Problem details: Transcribe every line exactly. Leave the pictures behind.

Stored data:
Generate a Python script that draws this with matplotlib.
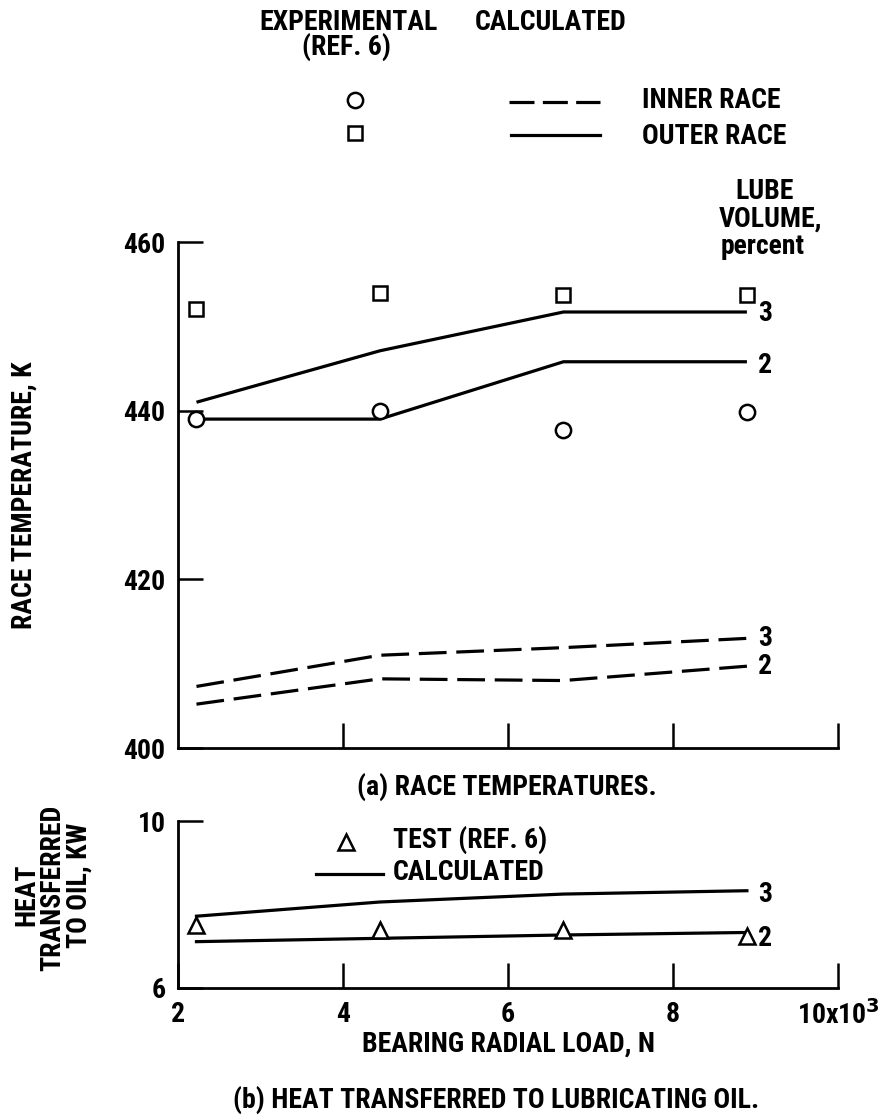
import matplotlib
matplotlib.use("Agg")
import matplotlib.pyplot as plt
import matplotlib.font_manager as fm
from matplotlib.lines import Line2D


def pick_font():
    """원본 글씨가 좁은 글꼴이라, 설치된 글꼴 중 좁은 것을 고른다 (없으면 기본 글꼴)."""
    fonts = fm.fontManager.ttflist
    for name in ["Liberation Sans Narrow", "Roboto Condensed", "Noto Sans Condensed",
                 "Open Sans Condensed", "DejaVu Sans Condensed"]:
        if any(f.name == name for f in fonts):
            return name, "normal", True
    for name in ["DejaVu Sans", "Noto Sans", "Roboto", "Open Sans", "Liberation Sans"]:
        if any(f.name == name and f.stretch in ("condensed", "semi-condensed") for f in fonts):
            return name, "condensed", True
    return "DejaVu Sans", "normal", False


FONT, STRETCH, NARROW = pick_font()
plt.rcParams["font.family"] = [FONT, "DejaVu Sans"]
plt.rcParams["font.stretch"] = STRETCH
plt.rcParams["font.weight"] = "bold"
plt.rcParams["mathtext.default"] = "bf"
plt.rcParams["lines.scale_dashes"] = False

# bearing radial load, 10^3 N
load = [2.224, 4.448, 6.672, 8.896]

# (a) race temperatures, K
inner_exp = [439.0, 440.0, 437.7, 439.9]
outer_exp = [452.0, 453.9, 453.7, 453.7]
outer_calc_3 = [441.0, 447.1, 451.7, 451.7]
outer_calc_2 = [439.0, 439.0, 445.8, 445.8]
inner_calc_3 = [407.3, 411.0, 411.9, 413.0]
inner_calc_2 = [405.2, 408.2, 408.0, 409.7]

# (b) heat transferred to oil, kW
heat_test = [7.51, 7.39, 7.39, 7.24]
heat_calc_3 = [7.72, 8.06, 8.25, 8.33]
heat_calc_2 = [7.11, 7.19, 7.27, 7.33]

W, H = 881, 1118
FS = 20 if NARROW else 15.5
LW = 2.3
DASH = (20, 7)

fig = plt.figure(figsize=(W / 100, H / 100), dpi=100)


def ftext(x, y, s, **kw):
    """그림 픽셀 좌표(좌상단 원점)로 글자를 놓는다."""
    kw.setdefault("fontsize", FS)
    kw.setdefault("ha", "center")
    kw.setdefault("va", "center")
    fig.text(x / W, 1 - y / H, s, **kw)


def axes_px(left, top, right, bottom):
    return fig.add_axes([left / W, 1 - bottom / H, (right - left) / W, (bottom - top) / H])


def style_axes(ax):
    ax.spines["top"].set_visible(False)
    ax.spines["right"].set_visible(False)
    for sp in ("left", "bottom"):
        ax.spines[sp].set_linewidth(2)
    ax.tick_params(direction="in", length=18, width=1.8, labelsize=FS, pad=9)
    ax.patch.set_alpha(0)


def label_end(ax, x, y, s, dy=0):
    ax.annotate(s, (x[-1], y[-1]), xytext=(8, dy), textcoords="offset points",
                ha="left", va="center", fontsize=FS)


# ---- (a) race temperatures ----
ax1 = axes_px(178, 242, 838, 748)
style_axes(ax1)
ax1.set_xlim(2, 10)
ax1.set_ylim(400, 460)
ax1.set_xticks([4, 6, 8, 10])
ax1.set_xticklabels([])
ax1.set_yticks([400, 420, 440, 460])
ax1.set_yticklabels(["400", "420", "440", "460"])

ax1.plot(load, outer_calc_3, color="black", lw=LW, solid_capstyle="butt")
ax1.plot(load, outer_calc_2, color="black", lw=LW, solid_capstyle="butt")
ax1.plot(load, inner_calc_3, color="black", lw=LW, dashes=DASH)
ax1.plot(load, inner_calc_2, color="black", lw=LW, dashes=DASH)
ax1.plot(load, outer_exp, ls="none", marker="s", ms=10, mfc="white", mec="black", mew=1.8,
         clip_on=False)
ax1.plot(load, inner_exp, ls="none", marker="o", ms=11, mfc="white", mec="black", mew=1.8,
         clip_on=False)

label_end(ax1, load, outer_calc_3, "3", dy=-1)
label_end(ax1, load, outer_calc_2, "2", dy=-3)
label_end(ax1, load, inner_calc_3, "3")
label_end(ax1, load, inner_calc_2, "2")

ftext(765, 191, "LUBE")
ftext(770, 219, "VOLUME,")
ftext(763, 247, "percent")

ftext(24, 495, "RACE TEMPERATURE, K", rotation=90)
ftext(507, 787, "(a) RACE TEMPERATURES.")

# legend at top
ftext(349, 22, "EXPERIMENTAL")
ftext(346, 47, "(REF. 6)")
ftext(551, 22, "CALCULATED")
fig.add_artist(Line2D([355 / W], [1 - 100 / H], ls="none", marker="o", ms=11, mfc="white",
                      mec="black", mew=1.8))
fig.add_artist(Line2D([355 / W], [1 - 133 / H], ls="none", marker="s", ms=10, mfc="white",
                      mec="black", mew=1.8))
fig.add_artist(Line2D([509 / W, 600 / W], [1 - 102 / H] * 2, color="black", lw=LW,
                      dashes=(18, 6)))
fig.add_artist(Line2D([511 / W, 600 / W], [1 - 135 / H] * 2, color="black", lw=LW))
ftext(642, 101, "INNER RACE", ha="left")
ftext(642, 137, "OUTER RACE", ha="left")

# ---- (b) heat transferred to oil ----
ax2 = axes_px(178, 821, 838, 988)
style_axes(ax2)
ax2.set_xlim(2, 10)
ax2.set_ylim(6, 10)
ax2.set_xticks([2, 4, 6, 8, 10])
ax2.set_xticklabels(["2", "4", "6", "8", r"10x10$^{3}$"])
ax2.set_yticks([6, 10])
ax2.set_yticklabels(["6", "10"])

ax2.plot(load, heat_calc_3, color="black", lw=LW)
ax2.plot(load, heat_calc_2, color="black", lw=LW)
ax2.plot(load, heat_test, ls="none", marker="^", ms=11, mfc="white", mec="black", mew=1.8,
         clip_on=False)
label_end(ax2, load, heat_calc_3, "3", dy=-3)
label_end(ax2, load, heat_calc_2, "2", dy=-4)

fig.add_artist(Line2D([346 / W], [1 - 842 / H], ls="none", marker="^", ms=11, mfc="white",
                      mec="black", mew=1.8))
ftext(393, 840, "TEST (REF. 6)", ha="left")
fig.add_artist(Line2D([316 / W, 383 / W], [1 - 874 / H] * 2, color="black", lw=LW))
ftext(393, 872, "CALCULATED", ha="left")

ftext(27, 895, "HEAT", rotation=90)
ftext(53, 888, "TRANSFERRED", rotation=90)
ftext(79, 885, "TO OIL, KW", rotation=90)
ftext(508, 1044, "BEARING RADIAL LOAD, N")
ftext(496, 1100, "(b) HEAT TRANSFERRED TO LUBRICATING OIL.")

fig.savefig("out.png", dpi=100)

Solution to this problem:
Generate a Python script that draws this with matplotlib.
import matplotlib
matplotlib.use("Agg")
import matplotlib.pyplot as plt
import matplotlib.font_manager as fm
from matplotlib.lines import Line2D


def pick_font():
    """원본 글씨가 좁은 글꼴이라, 설치된 글꼴 중 좁은 것을 고른다 (없으면 기본 글꼴)."""
    fonts = fm.fontManager.ttflist
    for name in ["Liberation Sans Narrow", "Roboto Condensed", "Noto Sans Condensed",
                 "Open Sans Condensed", "DejaVu Sans Condensed"]:
        if any(f.name == name for f in fonts):
            return name, "normal", True
    for name in ["DejaVu Sans", "Noto Sans", "Roboto", "Open Sans", "Liberation Sans"]:
        if any(f.name == name and f.stretch in ("condensed", "semi-condensed") for f in fonts):
            return name, "condensed", True
    return "DejaVu Sans", "normal", False


FONT, STRETCH, NARROW = pick_font()
plt.rcParams["font.family"] = [FONT, "DejaVu Sans"]
plt.rcParams["font.stretch"] = STRETCH
plt.rcParams["font.weight"] = "bold"
plt.rcParams["mathtext.default"] = "bf"
plt.rcParams["lines.scale_dashes"] = False

# bearing radial load, 10^3 N
load = [2.224, 4.448, 6.672, 8.896]

# (a) race temperatures, K
inner_exp = [439.0, 440.0, 437.7, 439.9]
outer_exp = [452.0, 453.9, 453.7, 453.7]
outer_calc_3 = [441.0, 447.1, 451.7, 451.7]
outer_calc_2 = [439.0, 439.0, 445.8, 445.8]
inner_calc_3 = [407.3, 411.0, 411.9, 413.0]
inner_calc_2 = [405.2, 408.2, 408.0, 409.7]

# (b) heat transferred to oil, kW
heat_test = [7.51, 7.39, 7.39, 7.24]
heat_calc_3 = [7.72, 8.06, 8.25, 8.33]
heat_calc_2 = [7.11, 7.19, 7.27, 7.33]

W, H = 881, 1118
FS = 20 if NARROW else 15.5
LW = 2.3
DASH = (20, 7)

fig = plt.figure(figsize=(W / 100, H / 100), dpi=100)


def ftext(x, y, s, **kw):
    """그림 픽셀 좌표(좌상단 원점)로 글자를 놓는다."""
    kw.setdefault("fontsize", FS)
    kw.setdefault("ha", "center")
    kw.setdefault("va", "center")
    fig.text(x / W, 1 - y / H, s, **kw)


def axes_px(left, top, right, bottom):
    return fig.add_axes([left / W, 1 - bottom / H, (right - left) / W, (bottom - top) / H])


def style_axes(ax):
    ax.spines["top"].set_visible(False)
    ax.spines["right"].set_visible(False)
    for sp in ("left", "bottom"):
        ax.spines[sp].set_linewidth(2)
    ax.tick_params(direction="in", length=18, width=1.8, labelsize=FS, pad=9)
    ax.patch.set_alpha(0)


def label_end(ax, x, y, s, dy=0):
    ax.annotate(s, (x[-1], y[-1]), xytext=(8, dy), textcoords="offset points",
                ha="left", va="center", fontsize=FS)


# ---- (a) race temperatures ----
ax1 = axes_px(178, 242, 838, 748)
style_axes(ax1)
ax1.set_xlim(2, 10)
ax1.set_ylim(400, 460)
ax1.set_xticks([4, 6, 8, 10])
ax1.set_xticklabels([])
ax1.set_yticks([400, 420, 440, 460])
ax1.set_yticklabels(["400", "420", "440", "460"])

ax1.plot(load, outer_calc_3, color="black", lw=LW, solid_capstyle="butt")
ax1.plot(load, outer_calc_2, color="black", lw=LW, solid_capstyle="butt")
ax1.plot(load, inner_calc_3, color="black", lw=LW, dashes=DASH)
ax1.plot(load, inner_calc_2, color="black", lw=LW, dashes=DASH)
ax1.plot(load, outer_exp, ls="none", marker="s", ms=10, mfc="white", mec="black", mew=1.8,
         clip_on=False)
ax1.plot(load, inner_exp, ls="none", marker="o", ms=11, mfc="white", mec="black", mew=1.8,
         clip_on=False)

label_end(ax1, load, outer_calc_3, "3", dy=-1)
label_end(ax1, load, outer_calc_2, "2", dy=-3)
label_end(ax1, load, inner_calc_3, "3")
label_end(ax1, load, inner_calc_2, "2")

ftext(765, 191, "LUBE")
ftext(770, 219, "VOLUME,")
ftext(763, 247, "percent")

ftext(24, 495, "RACE TEMPERATURE, K", rotation=90)
ftext(507, 787, "(a) RACE TEMPERATURES.")

# legend at top
ftext(349, 22, "EXPERIMENTAL")
ftext(346, 47, "(REF. 6)")
ftext(551, 22, "CALCULATED")
fig.add_artist(Line2D([355 / W], [1 - 100 / H], ls="none", marker="o", ms=11, mfc="white",
                      mec="black", mew=1.8))
fig.add_artist(Line2D([355 / W], [1 - 133 / H], ls="none", marker="s", ms=10, mfc="white",
                      mec="black", mew=1.8))
fig.add_artist(Line2D([509 / W, 600 / W], [1 - 102 / H] * 2, color="black", lw=LW,
                      dashes=(18, 6)))
fig.add_artist(Line2D([511 / W, 600 / W], [1 - 135 / H] * 2, color="black", lw=LW))
ftext(642, 101, "INNER RACE", ha="left")
ftext(642, 137, "OUTER RACE", ha="left")

# ---- (b) heat transferred to oil ----
ax2 = axes_px(178, 821, 838, 988)
style_axes(ax2)
ax2.set_xlim(2, 10)
ax2.set_ylim(6, 10)
ax2.set_xticks([2, 4, 6, 8, 10])
ax2.set_xticklabels(["2", "4", "6", "8", r"10x10$^{3}$"])
ax2.set_yticks([6, 10])
ax2.set_yticklabels(["6", "10"])

ax2.plot(load, heat_calc_3, color="black", lw=LW)
ax2.plot(load, heat_calc_2, color="black", lw=LW)
ax2.plot(load, heat_test, ls="none", marker="^", ms=11, mfc="white", mec="black", mew=1.8,
         clip_on=False)
label_end(ax2, load, heat_calc_3, "3", dy=-3)
label_end(ax2, load, heat_calc_2, "2", dy=-4)

fig.add_artist(Line2D([346 / W], [1 - 842 / H], ls="none", marker="^", ms=11, mfc="white",
                      mec="black", mew=1.8))
ftext(393, 840, "TEST (REF. 6)", ha="left")
fig.add_artist(Line2D([316 / W, 383 / W], [1 - 874 / H] * 2, color="black", lw=LW))
ftext(393, 872, "CALCULATED", ha="left")

ftext(27, 895, "HEAT", rotation=90)
ftext(53, 888, "TRANSFERRED", rotation=90)
ftext(79, 885, "TO OIL, KW", rotation=90)
ftext(508, 1044, "BEARING RADIAL LOAD, N")
ftext(496, 1100, "(b) HEAT TRANSFERRED TO LUBRICATING OIL.")

fig.savefig("out.png", dpi=100)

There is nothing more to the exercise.